Conclusion leste de Seneweb et autres titres de presse sénégalais, conclusion tout en amalgame que les citoyens du pays de l’ex-gouverneur Faidherbe se relaient avec zèle sur WhatsApp : « C’est cette France là qui n’accepte pas des caricatures contre De Gaulle, Mme Pompidou et l’armée qui défend aujourd’hui Charlie pour les caricatures sur le Prophète Mouhamed. »
Hé bien, à Seneweb et consorts, il est urgent d’indiquer que la France sous coupe réglée et celle de l’ordre moral et puritain de 1970 ne saurait être celle de 2020. Elle ne l’est d’ailleurs plus depuis au moins 1974 avec Giscard qui a légalisé l’avortement ou encore depuis 1981 avec Mitterrand qui a laissé émettre légalement les radios libres. La France corsetée de De Gaulle et Pompidou où existait une seule chaîne de télévision, l’ORTF, dont le menu du journal se décidait par le ministre de « l’Information » Alain Peyrefitte, cette France de De Gaulle dont le préfet de police faisait jeter dans la Seine parisienne des centaines d’Algériens en 1961, causant plusieurs morts parmi eux, est une parenthèse aux relents passablement dictatoriaux d’un vieux monde, qui se mourait sous l’homme au képi et ne lui survivra pas longtemps. Sous son règne, dès 1968 et la révolution de mai, la France avait changé et la principale demande populaire de 1968 était la libération des moeurs. Depuis, oui, les moeurs ont évolué toujours plus en France (Les Sénégalais peuvent choisir d’appeler cela la débauche, mais personne ne les oblige à vivre en France) jusqu’au « mariage pour tous » (légalisation du mariage entre personnes de même sexe) promulgué par Hollande. Et les lois qui encadrent ces mœurs ont évolué à l’avenant, ce qui est tout à fait normal. Addendum : depuis les années 70, Charlie Hebdo a à nouveau abondamment moqué et caricaturé le Général de Gaulle, sans aucune censure contre lui.
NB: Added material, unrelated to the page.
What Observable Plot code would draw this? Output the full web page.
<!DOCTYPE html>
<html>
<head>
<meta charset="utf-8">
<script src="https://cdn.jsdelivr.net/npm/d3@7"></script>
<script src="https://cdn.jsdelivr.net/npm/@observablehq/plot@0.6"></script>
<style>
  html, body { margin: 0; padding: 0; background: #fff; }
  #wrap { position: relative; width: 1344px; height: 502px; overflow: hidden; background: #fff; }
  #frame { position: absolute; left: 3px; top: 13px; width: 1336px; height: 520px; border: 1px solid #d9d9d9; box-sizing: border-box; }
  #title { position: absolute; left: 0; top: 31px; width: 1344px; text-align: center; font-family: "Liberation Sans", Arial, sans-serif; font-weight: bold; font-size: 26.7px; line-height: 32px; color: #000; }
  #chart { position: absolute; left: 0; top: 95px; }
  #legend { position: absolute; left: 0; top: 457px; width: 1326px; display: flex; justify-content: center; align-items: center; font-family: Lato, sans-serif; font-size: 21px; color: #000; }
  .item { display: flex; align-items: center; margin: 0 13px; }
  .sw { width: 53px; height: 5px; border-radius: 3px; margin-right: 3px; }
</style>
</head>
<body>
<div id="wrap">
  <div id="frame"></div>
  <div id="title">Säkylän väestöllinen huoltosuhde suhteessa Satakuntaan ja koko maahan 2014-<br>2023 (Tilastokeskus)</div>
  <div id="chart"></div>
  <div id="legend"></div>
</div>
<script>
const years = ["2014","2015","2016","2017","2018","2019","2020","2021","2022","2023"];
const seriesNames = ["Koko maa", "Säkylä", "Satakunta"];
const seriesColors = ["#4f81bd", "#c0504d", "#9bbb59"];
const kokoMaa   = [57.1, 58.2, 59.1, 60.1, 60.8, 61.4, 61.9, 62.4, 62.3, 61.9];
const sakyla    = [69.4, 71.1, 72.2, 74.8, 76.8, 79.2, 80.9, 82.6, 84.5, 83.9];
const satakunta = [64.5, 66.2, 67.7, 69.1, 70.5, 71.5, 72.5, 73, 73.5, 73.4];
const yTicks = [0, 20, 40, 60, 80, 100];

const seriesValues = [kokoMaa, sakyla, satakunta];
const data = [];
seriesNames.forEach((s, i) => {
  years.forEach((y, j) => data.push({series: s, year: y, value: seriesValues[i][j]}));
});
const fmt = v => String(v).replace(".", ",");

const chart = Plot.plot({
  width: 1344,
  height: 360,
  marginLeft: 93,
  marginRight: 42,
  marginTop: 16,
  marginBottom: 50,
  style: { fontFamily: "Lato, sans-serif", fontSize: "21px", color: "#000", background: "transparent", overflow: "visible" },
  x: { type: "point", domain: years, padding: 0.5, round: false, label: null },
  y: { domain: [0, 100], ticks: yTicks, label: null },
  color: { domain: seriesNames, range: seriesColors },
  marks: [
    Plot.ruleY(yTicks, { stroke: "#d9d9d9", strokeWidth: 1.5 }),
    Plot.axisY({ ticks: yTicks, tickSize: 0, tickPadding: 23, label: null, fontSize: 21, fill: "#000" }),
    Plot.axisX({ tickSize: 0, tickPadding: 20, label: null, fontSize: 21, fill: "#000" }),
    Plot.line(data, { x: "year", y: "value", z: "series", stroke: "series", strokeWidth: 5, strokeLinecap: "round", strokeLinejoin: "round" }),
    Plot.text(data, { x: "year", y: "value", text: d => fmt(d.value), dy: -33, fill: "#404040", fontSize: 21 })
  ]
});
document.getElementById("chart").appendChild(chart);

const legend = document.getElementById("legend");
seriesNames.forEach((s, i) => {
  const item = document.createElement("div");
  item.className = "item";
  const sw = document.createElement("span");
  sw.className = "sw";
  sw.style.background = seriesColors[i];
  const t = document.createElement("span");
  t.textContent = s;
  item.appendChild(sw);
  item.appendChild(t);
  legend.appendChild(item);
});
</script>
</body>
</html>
Comme en atteste un exemple : la photo d’illustration de la présente tribune.
Quant aux procès essuyés par Charlie Hebdo, c’est la règle pour ce journal et il en a pris son parti, prévoyant dans ses provisions financières de fin d’année une ligne budgetaire pour les procès : Des procès, Charlie Hebdo en a plus gagné que perdu, sous la houlette de leur avocat Me Malka. C’est factuel.
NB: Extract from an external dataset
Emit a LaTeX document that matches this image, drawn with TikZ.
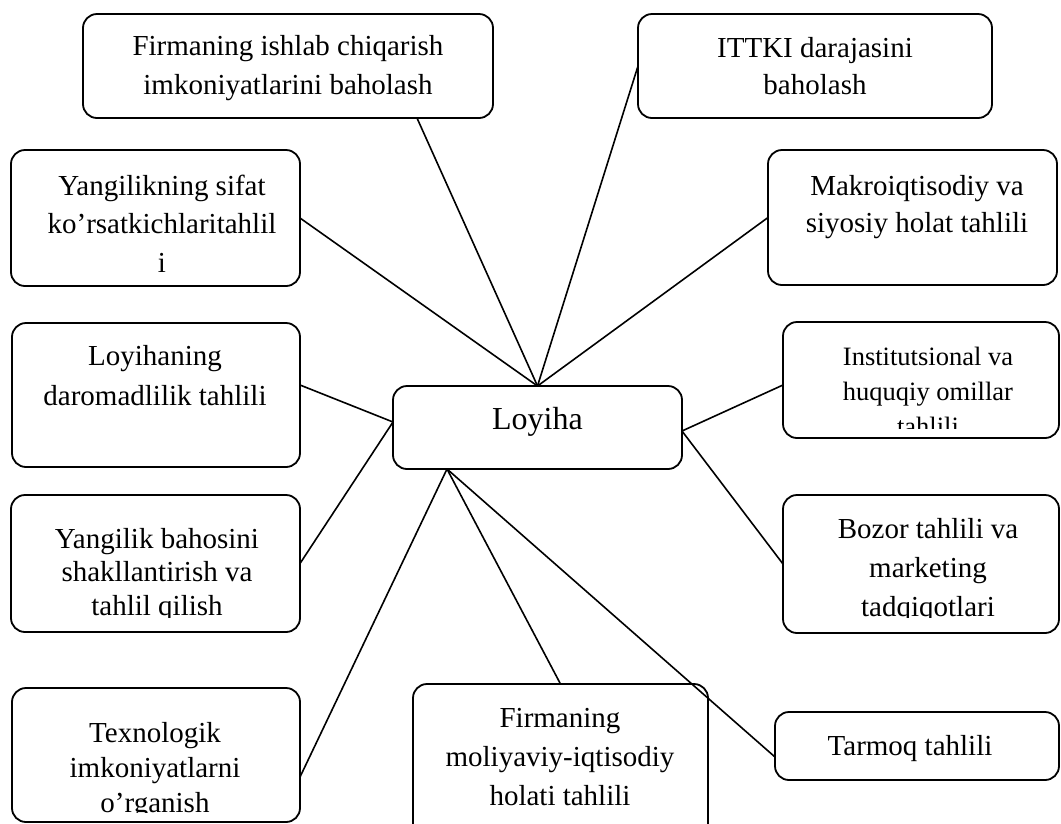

De Seneweb encore, cette conclusion lapidaire dans tous les sens du terme …qui jette bien la pierre : « C’est dire donc si l’élite française (politiques, intellectuels, médias) s’attache à la production du journal ou bien si ce sont les insultes contre l’Islam et le Prophète qui fait plaisir. » Hé bien, vous dit honte à vous, Seneweb, pour ce populisme obscurantiste de bas étage et cet appel à la vindicte populaire et au lynchage!
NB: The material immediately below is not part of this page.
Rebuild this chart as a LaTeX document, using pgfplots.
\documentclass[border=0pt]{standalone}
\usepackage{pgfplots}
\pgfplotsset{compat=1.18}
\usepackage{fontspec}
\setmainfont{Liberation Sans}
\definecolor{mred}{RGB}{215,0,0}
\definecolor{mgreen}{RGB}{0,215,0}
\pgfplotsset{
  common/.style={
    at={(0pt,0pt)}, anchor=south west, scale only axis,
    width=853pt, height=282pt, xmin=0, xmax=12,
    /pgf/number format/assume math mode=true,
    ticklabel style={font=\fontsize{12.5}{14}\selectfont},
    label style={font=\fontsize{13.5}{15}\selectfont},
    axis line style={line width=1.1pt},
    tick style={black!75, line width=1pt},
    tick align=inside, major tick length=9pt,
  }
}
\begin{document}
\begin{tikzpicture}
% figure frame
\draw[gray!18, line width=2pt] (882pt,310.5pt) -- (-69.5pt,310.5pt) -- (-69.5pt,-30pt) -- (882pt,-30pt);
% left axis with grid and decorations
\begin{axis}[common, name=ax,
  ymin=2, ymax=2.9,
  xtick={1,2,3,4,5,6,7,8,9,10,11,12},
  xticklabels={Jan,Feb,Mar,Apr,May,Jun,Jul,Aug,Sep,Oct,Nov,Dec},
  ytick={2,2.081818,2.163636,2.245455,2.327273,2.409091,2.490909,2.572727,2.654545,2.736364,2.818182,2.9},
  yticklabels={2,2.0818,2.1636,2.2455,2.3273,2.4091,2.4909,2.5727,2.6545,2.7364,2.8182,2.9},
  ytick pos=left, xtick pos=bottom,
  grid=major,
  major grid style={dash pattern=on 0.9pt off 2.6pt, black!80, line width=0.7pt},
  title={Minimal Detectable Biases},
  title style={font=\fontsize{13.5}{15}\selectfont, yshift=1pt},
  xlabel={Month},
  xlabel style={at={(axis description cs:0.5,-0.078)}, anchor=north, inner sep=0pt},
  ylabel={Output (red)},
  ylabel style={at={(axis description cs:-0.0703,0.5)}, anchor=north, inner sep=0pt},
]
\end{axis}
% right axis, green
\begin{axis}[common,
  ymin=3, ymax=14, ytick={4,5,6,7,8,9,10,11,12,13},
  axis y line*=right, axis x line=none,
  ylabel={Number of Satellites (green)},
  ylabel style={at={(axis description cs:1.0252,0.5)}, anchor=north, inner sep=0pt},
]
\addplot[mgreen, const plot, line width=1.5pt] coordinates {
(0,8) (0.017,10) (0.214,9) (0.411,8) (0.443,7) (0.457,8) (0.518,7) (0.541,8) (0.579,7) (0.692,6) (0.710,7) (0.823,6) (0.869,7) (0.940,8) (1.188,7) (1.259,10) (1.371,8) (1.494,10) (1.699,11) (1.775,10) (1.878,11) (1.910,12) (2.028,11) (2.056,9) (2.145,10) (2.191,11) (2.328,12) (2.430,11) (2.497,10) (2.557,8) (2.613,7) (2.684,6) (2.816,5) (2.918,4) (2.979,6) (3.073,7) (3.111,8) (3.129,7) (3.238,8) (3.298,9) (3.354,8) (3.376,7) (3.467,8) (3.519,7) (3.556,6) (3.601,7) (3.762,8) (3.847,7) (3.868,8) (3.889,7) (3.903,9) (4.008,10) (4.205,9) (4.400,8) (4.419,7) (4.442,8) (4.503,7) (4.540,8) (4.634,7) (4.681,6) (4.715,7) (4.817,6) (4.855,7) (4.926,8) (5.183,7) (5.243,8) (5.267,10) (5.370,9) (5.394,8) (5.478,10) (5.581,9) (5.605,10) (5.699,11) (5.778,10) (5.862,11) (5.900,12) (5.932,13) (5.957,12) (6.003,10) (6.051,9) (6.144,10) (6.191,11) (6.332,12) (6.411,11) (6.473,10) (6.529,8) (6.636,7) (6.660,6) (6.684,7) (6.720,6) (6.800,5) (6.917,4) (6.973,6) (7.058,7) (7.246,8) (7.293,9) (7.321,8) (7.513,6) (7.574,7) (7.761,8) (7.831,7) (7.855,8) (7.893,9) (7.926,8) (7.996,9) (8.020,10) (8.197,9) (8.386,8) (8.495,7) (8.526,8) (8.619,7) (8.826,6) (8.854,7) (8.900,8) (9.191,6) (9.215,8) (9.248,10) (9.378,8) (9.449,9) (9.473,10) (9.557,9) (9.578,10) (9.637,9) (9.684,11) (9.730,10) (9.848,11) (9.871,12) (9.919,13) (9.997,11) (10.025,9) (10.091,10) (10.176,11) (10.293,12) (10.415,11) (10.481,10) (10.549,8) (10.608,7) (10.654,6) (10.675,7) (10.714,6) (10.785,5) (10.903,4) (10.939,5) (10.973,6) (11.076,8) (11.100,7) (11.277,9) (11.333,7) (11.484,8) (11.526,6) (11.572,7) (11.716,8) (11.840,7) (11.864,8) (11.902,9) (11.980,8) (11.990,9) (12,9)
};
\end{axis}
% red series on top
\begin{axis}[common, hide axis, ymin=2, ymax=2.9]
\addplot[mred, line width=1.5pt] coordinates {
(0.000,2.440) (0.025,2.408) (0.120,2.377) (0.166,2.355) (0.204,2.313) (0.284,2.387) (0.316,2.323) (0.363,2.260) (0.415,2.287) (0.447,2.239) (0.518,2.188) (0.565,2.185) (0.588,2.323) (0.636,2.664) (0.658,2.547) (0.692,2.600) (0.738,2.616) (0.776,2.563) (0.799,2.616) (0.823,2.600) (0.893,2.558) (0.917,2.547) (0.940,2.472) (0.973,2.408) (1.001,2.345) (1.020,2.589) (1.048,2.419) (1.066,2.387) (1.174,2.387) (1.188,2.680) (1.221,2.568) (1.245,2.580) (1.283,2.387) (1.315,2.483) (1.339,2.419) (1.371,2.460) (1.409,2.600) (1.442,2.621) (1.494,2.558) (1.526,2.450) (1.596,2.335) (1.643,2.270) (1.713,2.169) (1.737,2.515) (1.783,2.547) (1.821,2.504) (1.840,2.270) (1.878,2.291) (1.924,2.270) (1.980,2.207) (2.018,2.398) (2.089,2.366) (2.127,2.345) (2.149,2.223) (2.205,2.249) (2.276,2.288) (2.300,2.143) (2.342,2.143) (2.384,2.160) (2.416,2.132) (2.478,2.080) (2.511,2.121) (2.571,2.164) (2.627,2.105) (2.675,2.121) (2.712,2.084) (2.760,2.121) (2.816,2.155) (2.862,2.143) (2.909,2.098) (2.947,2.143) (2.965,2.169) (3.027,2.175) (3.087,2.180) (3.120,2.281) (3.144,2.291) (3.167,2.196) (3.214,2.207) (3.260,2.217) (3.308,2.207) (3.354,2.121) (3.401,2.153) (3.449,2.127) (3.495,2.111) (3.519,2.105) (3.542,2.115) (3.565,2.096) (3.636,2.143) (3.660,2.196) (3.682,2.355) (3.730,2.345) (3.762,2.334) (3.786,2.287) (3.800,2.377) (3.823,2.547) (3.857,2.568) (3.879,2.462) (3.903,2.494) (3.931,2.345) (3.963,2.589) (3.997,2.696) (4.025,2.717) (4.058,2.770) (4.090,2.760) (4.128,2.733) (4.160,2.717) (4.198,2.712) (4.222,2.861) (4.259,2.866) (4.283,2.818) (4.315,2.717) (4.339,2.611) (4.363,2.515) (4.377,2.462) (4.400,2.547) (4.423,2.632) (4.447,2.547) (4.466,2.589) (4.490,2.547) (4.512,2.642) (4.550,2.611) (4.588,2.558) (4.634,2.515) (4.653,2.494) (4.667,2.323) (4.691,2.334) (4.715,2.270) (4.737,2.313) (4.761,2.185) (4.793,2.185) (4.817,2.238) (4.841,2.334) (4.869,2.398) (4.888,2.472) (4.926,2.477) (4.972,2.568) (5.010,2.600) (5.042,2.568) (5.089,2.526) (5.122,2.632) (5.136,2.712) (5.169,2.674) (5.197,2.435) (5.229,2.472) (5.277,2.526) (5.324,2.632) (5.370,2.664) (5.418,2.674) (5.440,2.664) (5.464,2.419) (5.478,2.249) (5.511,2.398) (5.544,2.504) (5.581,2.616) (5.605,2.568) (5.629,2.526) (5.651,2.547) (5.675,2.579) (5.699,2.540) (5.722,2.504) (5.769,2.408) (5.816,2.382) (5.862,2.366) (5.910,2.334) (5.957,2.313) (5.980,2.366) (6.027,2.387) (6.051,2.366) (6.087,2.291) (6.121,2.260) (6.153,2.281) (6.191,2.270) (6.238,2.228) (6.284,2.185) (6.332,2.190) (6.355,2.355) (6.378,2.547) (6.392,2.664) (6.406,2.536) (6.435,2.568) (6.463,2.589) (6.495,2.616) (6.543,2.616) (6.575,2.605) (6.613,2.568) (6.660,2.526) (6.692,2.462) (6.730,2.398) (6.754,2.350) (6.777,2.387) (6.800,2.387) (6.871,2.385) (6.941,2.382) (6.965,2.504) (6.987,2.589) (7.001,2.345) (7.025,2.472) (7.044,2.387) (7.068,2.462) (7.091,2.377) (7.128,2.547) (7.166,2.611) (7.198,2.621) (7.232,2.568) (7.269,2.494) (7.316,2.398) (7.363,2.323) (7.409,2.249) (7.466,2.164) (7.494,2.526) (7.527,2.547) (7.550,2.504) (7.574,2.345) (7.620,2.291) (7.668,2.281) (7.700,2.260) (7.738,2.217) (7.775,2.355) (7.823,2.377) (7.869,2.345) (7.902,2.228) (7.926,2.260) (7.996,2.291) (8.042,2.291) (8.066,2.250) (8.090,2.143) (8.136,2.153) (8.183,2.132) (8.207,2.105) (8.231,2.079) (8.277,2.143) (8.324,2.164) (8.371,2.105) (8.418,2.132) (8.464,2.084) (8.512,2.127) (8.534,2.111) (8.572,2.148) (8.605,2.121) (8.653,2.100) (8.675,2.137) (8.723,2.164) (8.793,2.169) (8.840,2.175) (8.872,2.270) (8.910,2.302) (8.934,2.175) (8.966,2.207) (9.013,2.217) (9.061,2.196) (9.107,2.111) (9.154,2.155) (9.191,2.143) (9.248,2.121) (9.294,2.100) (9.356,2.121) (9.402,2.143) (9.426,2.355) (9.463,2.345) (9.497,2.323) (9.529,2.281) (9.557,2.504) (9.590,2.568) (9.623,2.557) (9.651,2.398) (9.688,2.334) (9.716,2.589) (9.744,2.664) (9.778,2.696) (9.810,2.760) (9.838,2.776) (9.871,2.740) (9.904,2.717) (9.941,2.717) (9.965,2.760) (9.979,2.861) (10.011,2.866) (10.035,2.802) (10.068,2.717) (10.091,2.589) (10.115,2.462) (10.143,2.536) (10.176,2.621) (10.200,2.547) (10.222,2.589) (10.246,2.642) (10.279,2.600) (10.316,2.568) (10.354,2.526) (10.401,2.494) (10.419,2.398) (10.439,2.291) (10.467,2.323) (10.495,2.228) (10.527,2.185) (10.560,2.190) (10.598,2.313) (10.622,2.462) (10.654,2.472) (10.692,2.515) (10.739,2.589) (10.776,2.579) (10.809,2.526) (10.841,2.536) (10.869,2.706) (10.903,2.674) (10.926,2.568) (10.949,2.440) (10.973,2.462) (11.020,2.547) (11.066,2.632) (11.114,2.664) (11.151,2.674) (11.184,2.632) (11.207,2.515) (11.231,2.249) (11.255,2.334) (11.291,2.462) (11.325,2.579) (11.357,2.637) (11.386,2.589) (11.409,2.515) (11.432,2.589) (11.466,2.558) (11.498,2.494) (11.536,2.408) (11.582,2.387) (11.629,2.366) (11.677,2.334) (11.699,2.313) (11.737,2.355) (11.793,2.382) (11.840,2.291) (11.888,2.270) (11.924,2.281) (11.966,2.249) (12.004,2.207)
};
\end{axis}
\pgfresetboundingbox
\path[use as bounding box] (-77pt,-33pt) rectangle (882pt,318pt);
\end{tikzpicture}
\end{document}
La France se reconnaît dans les idéaux de 1789, ceux de la Révolution qui a installé la République. Entre 1789 et 1870, la France a pourtant connu la Restauration avec le retour à sa tête d’un roi et deux empereurs (Napoléon et Napoléon 3) : il n’empêche, ça, Seneweb et les prêcheurs d’obscurantisme sénégalais ne sauraient voir que ça ne fait pas bouger d’un iota la boussole française, celle de la France officielle et institutionnelle, qui est : la République laïque, qui a acté sa séparation d’avec les cultes religieux depuis sa loi de 1905. Il y a 115 ans. Avec les rodomontades anti-francaises sous couvert de lutte contre l’islamophobie du pastefien en chef Ousmane Sonko et autres quantités négligeables que sont Jamra, Moustapha Diakhaté et Guy-Marius Sagna, les journalistes vedettes Pape Alé Niang et Babacar Fall du groupe GFM, ou encore les condamnations anti-francaises des gouvernements mauritanien ou marocain, il est heureux que le Président Sall garde sa sérénité (par un mutisme sage) et refuse d’entraîner le Sénégal dans ce qui est une affaire franco-francaise. (Macky Sall qui n’aura, hélas, pas non plus condamné la décapitation de Samuel Paty). Une affaire entre les gouvernants français et leurs concitoyens musulmans et aussi avec leurs compatriotes non-musulmans. Et pas une affaire de la France contre la Oummah islamique mondiale. Musulman, ce n’est pas une nationalité. Et ce ne devrait pas avoir vocation à le devenir.

La république laïque et les religions (notamment les confréries musulmanes) au Sénégal ont trouvé un terrain d’entente endogène, consistant a ce que chacunes aient leurs chasses gardées, depuis l’abandon par Léopold Senghor de l’imposition d’un code de la famille à tous. A la France, avec les musulmans français (et avec les Français non-musulmans!), de trouver un modus operandi conduisant à un modus vivendi propre à eux, de comment « être à la republique ». sans avoir à subir la pression des 2 milliards de musulmans de la planète. La France institutionnelle s’y attelle depuis l’affaire des foulards de Creil, en 1989. Et il faudra qu’on souffre que les lois qui seront issues, au fur et à mesure, de ce processus soient de portée générale, impersonnelles et s’appliquent à tous en France. C’est la définition même de la loi dans une république. Sinon, il n y a plus de « contrat social ».